The dispute centered on the case of Carol Anne Bond, a Pennsylvania microbiologist who discovered that her best friend was pregnant with her husband’s child. Seeking revenge, Bond stole various toxic chemicals from work and spread them on her former friend’s doorknob, car door and mailbox. 

“It is undisputed, however, that Bond did not intend to kill Haynes,” the court said in a summary of the case’s facts. “She instead hoped that Haynes would touch the chemicals and develop an uncomfortable rash.”

Ultimately, she was successful when her target suffered a minor chemical burn. 

Among the charges leveled against Bond after her arrest were two counts of possessing and using a chemical weapon, in violation of the 1997 Chemical Weapons Convention. The treaty forbids the possession or use of chemical weapons. 

Writing for the majority, Chief Justice John Roberts expressed incredulity that the treaty might be applied to “an amateur attempt by a jilted wife to injure her husband’s lover, which ended up causing only a minor thumb burn readily treated by rinsing with water.”

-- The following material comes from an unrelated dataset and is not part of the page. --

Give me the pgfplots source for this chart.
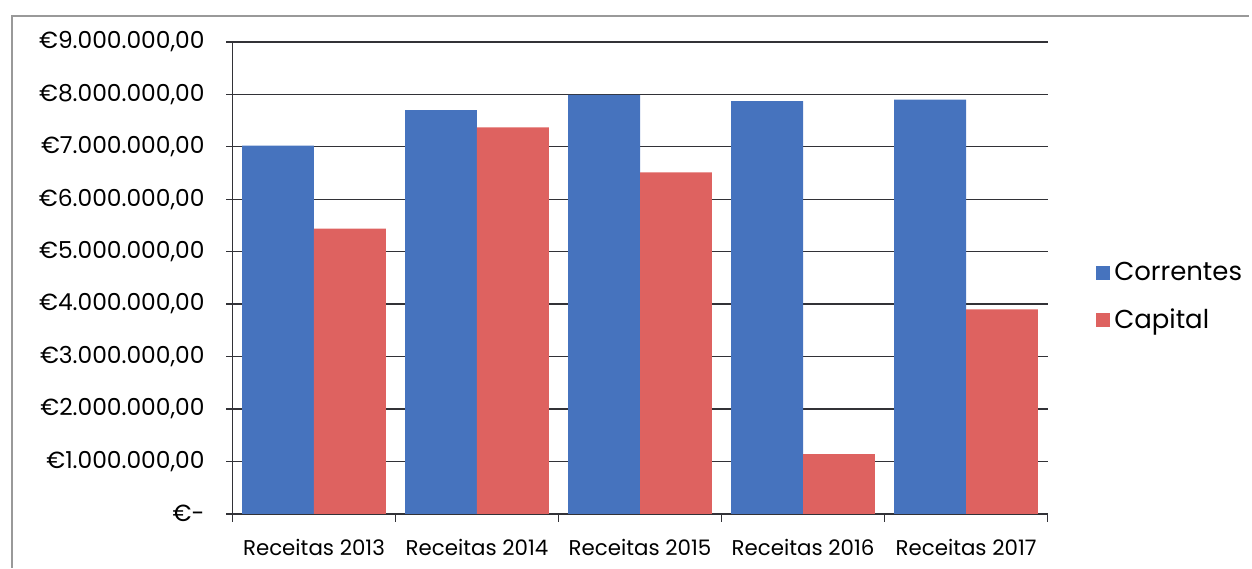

“Because our constitutional structure leaves local criminal activity primarily to the States, we have generally declined to read federal law as intruding on that responsibility, unless Congress has clearly indicated that the law should have such reach,” Roberts wrote.

“The Chemical Weapons Convention Implementation Act contains no such clear indication, and we accordingly conclude that it does not cover the unremarkable local offense at issue here,” he added.

Justices Anthony Kennedy, Stephen Breyer, Sonia Sotomayor and Elena Kagan joined Roberts.

Justices Antonin Scalia, Samuel Alito and Clarence Thomas concurred with the ruling in separate opinions.